> _PROBLEM TO SOLVE_: Select, from the data, each line where "with" occurs.
+ + + +
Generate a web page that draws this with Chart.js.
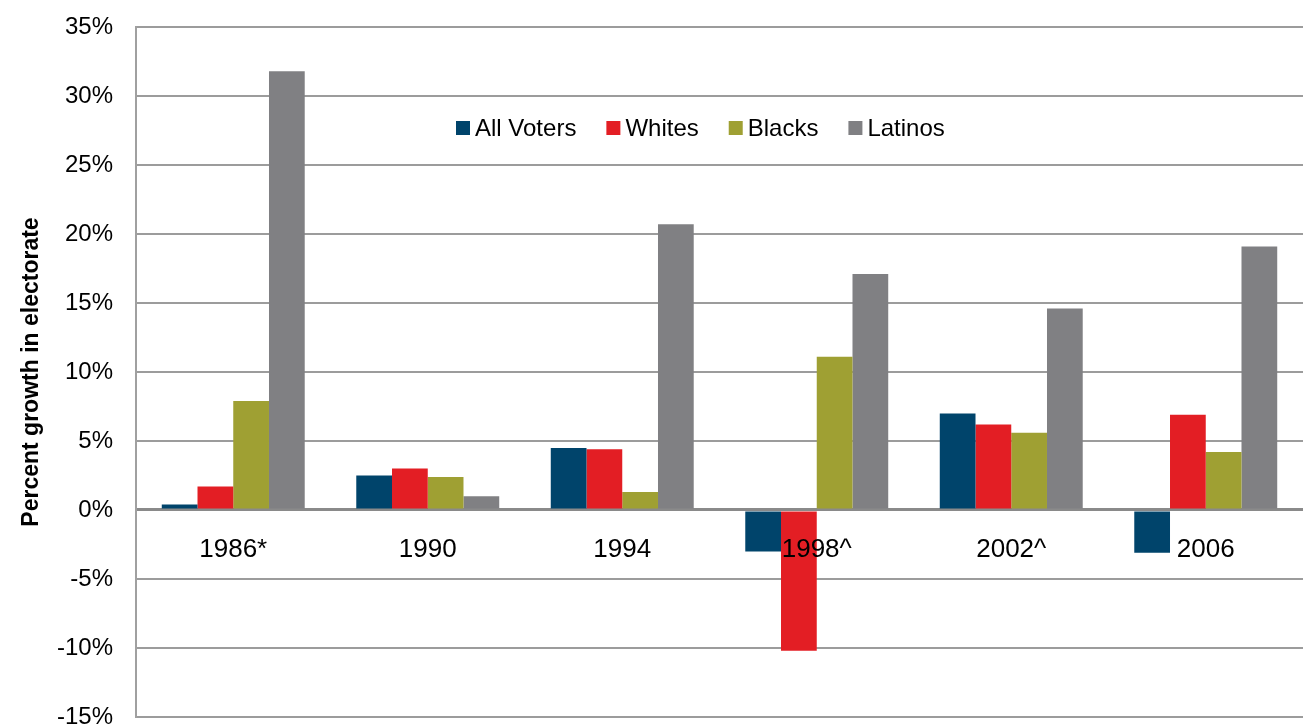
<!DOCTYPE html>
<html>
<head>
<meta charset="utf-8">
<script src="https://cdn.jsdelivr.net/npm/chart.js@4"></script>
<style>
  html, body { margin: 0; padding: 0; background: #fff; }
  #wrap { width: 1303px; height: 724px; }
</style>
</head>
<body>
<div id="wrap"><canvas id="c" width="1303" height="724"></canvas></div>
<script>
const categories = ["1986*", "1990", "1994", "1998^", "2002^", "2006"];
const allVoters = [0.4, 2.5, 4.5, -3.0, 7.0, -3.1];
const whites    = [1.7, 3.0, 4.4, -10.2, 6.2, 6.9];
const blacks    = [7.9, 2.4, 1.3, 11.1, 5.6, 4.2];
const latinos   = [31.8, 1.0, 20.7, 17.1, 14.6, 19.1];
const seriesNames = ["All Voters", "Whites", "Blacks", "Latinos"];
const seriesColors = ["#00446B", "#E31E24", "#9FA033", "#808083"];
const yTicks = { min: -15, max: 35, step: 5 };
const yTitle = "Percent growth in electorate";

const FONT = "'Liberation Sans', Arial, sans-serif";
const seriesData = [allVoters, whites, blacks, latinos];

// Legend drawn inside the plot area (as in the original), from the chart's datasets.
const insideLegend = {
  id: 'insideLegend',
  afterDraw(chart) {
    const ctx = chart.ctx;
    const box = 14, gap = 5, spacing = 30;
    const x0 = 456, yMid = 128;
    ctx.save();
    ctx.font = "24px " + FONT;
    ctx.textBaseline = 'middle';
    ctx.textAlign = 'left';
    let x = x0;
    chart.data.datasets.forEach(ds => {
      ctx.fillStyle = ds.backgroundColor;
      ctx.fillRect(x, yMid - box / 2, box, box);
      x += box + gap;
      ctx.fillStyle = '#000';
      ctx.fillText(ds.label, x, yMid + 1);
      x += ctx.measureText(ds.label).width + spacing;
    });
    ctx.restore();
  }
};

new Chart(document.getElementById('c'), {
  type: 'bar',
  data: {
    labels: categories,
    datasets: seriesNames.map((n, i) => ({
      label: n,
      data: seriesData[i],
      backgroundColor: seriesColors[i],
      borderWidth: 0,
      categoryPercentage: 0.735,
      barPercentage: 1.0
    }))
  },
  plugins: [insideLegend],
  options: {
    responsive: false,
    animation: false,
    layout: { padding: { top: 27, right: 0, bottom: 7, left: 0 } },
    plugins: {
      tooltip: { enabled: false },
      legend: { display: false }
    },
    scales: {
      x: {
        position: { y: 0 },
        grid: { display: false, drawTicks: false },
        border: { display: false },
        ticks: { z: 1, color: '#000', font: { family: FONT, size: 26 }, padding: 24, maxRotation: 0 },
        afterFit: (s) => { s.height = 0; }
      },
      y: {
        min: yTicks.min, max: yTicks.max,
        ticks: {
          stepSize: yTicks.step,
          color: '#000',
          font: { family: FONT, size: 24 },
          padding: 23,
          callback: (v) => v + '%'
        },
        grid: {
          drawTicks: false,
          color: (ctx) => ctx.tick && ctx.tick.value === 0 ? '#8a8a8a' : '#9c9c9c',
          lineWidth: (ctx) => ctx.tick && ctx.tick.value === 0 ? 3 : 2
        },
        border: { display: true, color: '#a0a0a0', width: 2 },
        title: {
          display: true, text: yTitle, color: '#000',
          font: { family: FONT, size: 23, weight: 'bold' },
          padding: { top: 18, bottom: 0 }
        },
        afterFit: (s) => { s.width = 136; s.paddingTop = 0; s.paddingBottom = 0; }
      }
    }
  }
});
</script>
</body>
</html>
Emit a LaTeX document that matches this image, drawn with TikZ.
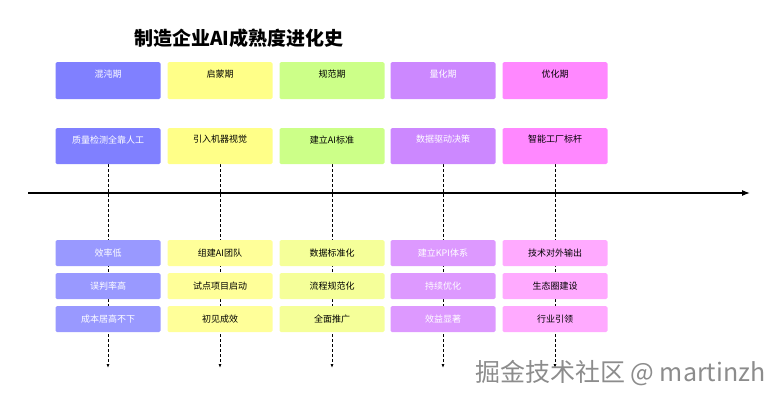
+ + + +
> _EXERCISE RESULT_:
Generate a web page that draws this with Chart.js.
Emit a LaTeX document that matches this image, drawn with TikZ.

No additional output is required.